Problem to work on - All the data below goes into the copy word for word, but the pictures don't.

Dataset content -
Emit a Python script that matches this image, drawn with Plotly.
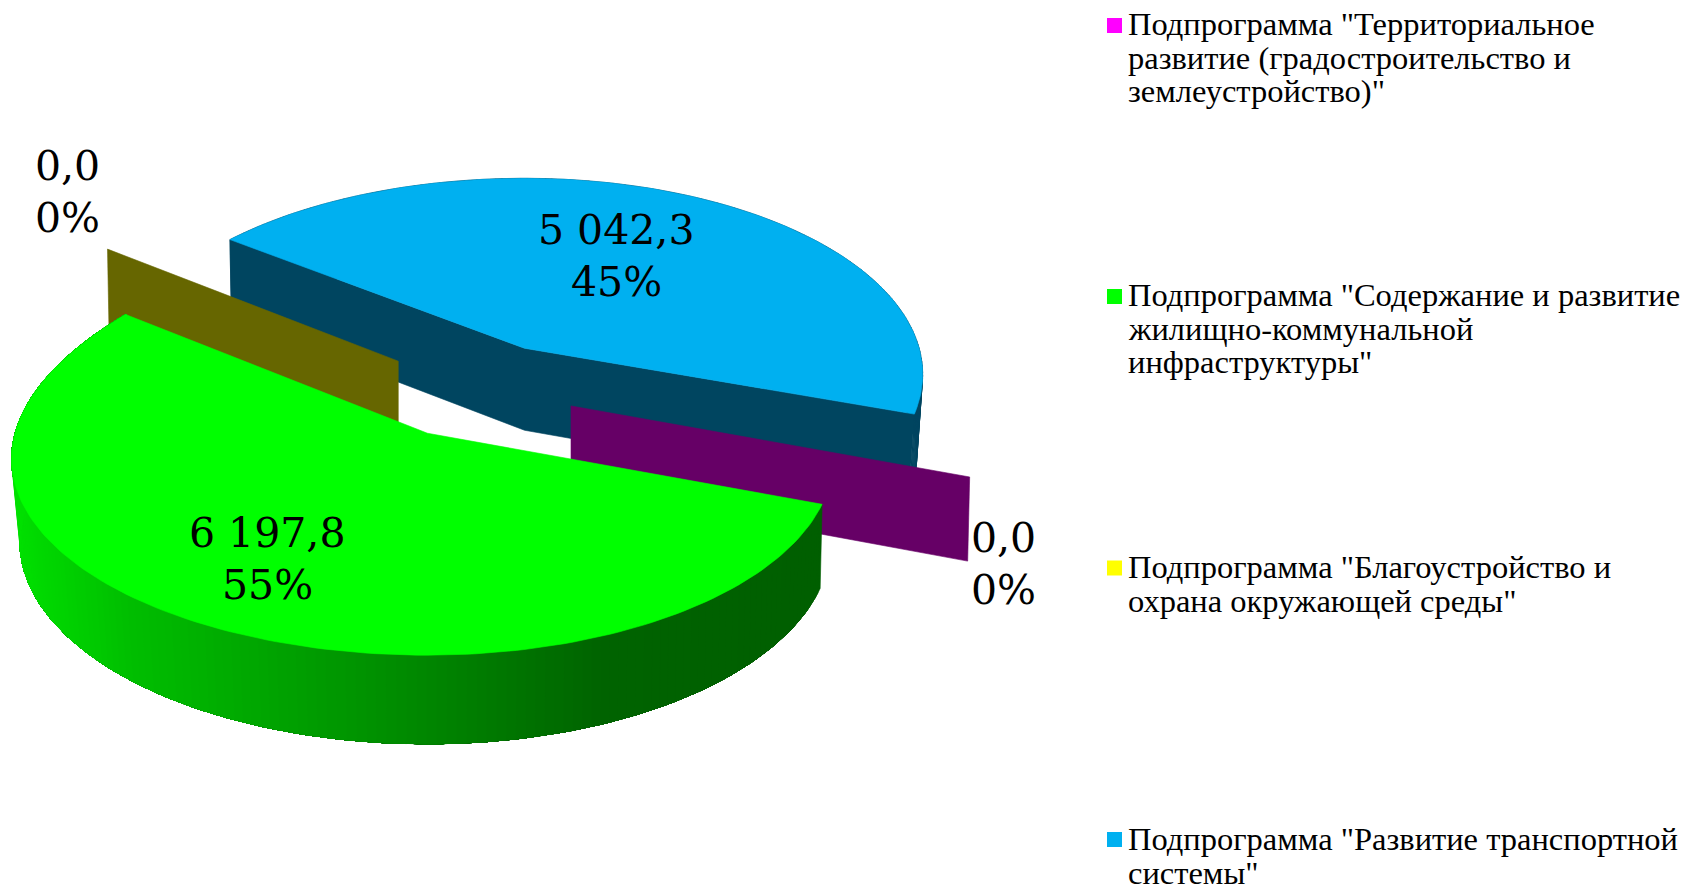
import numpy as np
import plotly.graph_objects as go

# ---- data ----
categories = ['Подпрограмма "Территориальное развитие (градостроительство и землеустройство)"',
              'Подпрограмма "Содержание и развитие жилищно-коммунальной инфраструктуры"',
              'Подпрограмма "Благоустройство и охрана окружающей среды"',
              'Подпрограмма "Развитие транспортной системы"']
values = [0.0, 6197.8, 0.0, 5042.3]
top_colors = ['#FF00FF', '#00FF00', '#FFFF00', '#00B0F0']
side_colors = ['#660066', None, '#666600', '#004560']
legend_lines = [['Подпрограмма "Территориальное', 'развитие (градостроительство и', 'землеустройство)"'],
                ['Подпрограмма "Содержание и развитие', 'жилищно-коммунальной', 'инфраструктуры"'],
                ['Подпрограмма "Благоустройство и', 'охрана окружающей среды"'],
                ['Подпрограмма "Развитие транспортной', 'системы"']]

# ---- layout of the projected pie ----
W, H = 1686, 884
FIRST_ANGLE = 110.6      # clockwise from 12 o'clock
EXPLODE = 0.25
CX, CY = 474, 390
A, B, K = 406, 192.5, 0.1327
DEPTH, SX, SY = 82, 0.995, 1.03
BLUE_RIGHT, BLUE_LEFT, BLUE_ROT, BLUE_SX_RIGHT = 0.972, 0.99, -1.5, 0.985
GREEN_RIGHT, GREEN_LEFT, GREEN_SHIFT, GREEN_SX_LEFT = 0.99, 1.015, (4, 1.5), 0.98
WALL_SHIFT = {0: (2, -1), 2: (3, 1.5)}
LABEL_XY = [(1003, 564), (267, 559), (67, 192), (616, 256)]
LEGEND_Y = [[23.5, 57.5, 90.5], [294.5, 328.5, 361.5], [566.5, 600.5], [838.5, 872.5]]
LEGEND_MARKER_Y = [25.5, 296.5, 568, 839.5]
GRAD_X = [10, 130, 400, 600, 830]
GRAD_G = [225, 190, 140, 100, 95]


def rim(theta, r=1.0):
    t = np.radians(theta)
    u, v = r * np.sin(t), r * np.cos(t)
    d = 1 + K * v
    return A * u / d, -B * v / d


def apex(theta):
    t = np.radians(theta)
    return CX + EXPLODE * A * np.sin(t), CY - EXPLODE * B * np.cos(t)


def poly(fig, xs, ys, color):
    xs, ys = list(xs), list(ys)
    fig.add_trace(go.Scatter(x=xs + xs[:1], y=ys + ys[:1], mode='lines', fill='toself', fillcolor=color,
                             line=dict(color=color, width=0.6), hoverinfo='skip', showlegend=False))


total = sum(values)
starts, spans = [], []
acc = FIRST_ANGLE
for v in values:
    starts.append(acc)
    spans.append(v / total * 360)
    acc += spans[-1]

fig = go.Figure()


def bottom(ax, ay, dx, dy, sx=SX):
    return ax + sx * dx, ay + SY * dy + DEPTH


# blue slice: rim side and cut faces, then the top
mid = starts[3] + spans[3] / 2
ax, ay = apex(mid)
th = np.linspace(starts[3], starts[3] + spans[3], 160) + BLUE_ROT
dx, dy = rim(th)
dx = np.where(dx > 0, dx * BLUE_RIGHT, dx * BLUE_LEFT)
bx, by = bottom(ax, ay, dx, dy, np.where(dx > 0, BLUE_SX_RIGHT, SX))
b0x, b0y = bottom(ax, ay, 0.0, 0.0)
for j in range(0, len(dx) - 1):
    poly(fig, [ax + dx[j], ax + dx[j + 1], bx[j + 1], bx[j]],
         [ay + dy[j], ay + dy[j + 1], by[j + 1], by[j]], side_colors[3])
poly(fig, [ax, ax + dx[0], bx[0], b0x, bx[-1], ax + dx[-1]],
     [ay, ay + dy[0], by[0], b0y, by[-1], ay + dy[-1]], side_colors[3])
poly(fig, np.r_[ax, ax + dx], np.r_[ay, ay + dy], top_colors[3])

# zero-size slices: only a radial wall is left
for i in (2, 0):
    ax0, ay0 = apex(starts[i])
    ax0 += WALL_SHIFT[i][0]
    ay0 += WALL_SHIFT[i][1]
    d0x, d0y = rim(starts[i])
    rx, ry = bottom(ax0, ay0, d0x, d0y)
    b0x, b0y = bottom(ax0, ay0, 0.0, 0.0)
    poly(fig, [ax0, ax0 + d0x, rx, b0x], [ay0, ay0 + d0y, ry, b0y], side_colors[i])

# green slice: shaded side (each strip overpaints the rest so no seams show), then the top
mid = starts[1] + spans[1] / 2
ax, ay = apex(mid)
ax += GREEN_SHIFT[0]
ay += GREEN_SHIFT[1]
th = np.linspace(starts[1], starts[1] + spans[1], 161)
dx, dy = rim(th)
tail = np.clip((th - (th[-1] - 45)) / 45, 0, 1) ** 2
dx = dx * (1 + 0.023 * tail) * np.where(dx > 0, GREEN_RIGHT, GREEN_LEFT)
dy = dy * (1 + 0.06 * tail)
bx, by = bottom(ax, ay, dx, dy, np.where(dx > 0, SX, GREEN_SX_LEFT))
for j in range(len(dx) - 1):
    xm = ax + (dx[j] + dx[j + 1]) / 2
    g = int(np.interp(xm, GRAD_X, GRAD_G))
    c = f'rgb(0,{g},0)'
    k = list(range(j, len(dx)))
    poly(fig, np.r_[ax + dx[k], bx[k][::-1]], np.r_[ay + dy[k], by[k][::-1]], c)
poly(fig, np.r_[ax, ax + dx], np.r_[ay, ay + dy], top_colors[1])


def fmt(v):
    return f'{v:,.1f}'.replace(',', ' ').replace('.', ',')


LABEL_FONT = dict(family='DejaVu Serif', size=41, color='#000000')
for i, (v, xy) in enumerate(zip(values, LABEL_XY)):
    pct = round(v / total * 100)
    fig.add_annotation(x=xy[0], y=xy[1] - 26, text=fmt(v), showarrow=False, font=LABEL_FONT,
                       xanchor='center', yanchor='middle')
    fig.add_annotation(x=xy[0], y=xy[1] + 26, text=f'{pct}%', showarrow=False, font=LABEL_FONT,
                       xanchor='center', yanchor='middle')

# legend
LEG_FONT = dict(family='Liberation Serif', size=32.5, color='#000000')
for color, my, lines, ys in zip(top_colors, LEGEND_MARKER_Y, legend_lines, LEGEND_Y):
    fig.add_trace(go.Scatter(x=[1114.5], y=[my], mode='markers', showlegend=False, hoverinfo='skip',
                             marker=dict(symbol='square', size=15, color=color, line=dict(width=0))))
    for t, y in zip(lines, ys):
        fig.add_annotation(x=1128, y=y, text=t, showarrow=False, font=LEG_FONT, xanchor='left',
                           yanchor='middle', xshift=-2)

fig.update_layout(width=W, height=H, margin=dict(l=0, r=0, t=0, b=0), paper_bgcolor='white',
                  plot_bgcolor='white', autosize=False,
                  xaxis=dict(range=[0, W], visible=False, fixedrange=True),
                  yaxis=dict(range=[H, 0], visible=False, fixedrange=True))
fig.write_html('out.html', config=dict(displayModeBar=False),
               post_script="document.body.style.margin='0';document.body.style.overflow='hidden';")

Correct result -
Emit a Python script that matches this image, drawn with Plotly.
import numpy as np
import plotly.graph_objects as go

# ---- data ----
categories = ['Подпрограмма "Территориальное развитие (градостроительство и землеустройство)"',
              'Подпрограмма "Содержание и развитие жилищно-коммунальной инфраструктуры"',
              'Подпрограмма "Благоустройство и охрана окружающей среды"',
              'Подпрограмма "Развитие транспортной системы"']
values = [0.0, 6197.8, 0.0, 5042.3]
top_colors = ['#FF00FF', '#00FF00', '#FFFF00', '#00B0F0']
side_colors = ['#660066', None, '#666600', '#004560']
legend_lines = [['Подпрограмма "Территориальное', 'развитие (градостроительство и', 'землеустройство)"'],
                ['Подпрограмма "Содержание и развитие', 'жилищно-коммунальной', 'инфраструктуры"'],
                ['Подпрограмма "Благоустройство и', 'охрана окружающей среды"'],
                ['Подпрограмма "Развитие транспортной', 'системы"']]

# ---- layout of the projected pie ----
W, H = 1686, 884
FIRST_ANGLE = 110.6      # clockwise from 12 o'clock
EXPLODE = 0.25
CX, CY = 474, 390
A, B, K = 406, 192.5, 0.1327
DEPTH, SX, SY = 82, 0.995, 1.03
BLUE_RIGHT, BLUE_LEFT, BLUE_ROT, BLUE_SX_RIGHT = 0.972, 0.99, -1.5, 0.985
GREEN_RIGHT, GREEN_LEFT, GREEN_SHIFT, GREEN_SX_LEFT = 0.99, 1.015, (4, 1.5), 0.98
WALL_SHIFT = {0: (2, -1), 2: (3, 1.5)}
LABEL_XY = [(1003, 564), (267, 559), (67, 192), (616, 256)]
LEGEND_Y = [[23.5, 57.5, 90.5], [294.5, 328.5, 361.5], [566.5, 600.5], [838.5, 872.5]]
LEGEND_MARKER_Y = [25.5, 296.5, 568, 839.5]
GRAD_X = [10, 130, 400, 600, 830]
GRAD_G = [225, 190, 140, 100, 95]


def rim(theta, r=1.0):
    t = np.radians(theta)
    u, v = r * np.sin(t), r * np.cos(t)
    d = 1 + K * v
    return A * u / d, -B * v / d


def apex(theta):
    t = np.radians(theta)
    return CX + EXPLODE * A * np.sin(t), CY - EXPLODE * B * np.cos(t)


def poly(fig, xs, ys, color):
    xs, ys = list(xs), list(ys)
    fig.add_trace(go.Scatter(x=xs + xs[:1], y=ys + ys[:1], mode='lines', fill='toself', fillcolor=color,
                             line=dict(color=color, width=0.6), hoverinfo='skip', showlegend=False))


total = sum(values)
starts, spans = [], []
acc = FIRST_ANGLE
for v in values:
    starts.append(acc)
    spans.append(v / total * 360)
    acc += spans[-1]

fig = go.Figure()


def bottom(ax, ay, dx, dy, sx=SX):
    return ax + sx * dx, ay + SY * dy + DEPTH


# blue slice: rim side and cut faces, then the top
mid = starts[3] + spans[3] / 2
ax, ay = apex(mid)
th = np.linspace(starts[3], starts[3] + spans[3], 160) + BLUE_ROT
dx, dy = rim(th)
dx = np.where(dx > 0, dx * BLUE_RIGHT, dx * BLUE_LEFT)
bx, by = bottom(ax, ay, dx, dy, np.where(dx > 0, BLUE_SX_RIGHT, SX))
b0x, b0y = bottom(ax, ay, 0.0, 0.0)
for j in range(0, len(dx) - 1):
    poly(fig, [ax + dx[j], ax + dx[j + 1], bx[j + 1], bx[j]],
         [ay + dy[j], ay + dy[j + 1], by[j + 1], by[j]], side_colors[3])
poly(fig, [ax, ax + dx[0], bx[0], b0x, bx[-1], ax + dx[-1]],
     [ay, ay + dy[0], by[0], b0y, by[-1], ay + dy[-1]], side_colors[3])
poly(fig, np.r_[ax, ax + dx], np.r_[ay, ay + dy], top_colors[3])

# zero-size slices: only a radial wall is left
for i in (2, 0):
    ax0, ay0 = apex(starts[i])
    ax0 += WALL_SHIFT[i][0]
    ay0 += WALL_SHIFT[i][1]
    d0x, d0y = rim(starts[i])
    rx, ry = bottom(ax0, ay0, d0x, d0y)
    b0x, b0y = bottom(ax0, ay0, 0.0, 0.0)
    poly(fig, [ax0, ax0 + d0x, rx, b0x], [ay0, ay0 + d0y, ry, b0y], side_colors[i])

# green slice: shaded side (each strip overpaints the rest so no seams show), then the top
mid = starts[1] + spans[1] / 2
ax, ay = apex(mid)
ax += GREEN_SHIFT[0]
ay += GREEN_SHIFT[1]
th = np.linspace(starts[1], starts[1] + spans[1], 161)
dx, dy = rim(th)
tail = np.clip((th - (th[-1] - 45)) / 45, 0, 1) ** 2
dx = dx * (1 + 0.023 * tail) * np.where(dx > 0, GREEN_RIGHT, GREEN_LEFT)
dy = dy * (1 + 0.06 * tail)
bx, by = bottom(ax, ay, dx, dy, np.where(dx > 0, SX, GREEN_SX_LEFT))
for j in range(len(dx) - 1):
    xm = ax + (dx[j] + dx[j + 1]) / 2
    g = int(np.interp(xm, GRAD_X, GRAD_G))
    c = f'rgb(0,{g},0)'
    k = list(range(j, len(dx)))
    poly(fig, np.r_[ax + dx[k], bx[k][::-1]], np.r_[ay + dy[k], by[k][::-1]], c)
poly(fig, np.r_[ax, ax + dx], np.r_[ay, ay + dy], top_colors[1])


def fmt(v):
    return f'{v:,.1f}'.replace(',', ' ').replace('.', ',')


LABEL_FONT = dict(family='DejaVu Serif', size=41, color='#000000')
for i, (v, xy) in enumerate(zip(values, LABEL_XY)):
    pct = round(v / total * 100)
    fig.add_annotation(x=xy[0], y=xy[1] - 26, text=fmt(v), showarrow=False, font=LABEL_FONT,
                       xanchor='center', yanchor='middle')
    fig.add_annotation(x=xy[0], y=xy[1] + 26, text=f'{pct}%', showarrow=False, font=LABEL_FONT,
                       xanchor='center', yanchor='middle')

# legend
LEG_FONT = dict(family='Liberation Serif', size=32.5, color='#000000')
for color, my, lines, ys in zip(top_colors, LEGEND_MARKER_Y, legend_lines, LEGEND_Y):
    fig.add_trace(go.Scatter(x=[1114.5], y=[my], mode='markers', showlegend=False, hoverinfo='skip',
                             marker=dict(symbol='square', size=15, color=color, line=dict(width=0))))
    for t, y in zip(lines, ys):
        fig.add_annotation(x=1128, y=y, text=t, showarrow=False, font=LEG_FONT, xanchor='left',
                           yanchor='middle', xshift=-2)

fig.update_layout(width=W, height=H, margin=dict(l=0, r=0, t=0, b=0), paper_bgcolor='white',
                  plot_bgcolor='white', autosize=False,
                  xaxis=dict(range=[0, W], visible=False, fixedrange=True),
                  yaxis=dict(range=[H, 0], visible=False, fixedrange=True))
fig.write_html('out.html', config=dict(displayModeBar=False),
               post_script="document.body.style.margin='0';document.body.style.overflow='hidden';")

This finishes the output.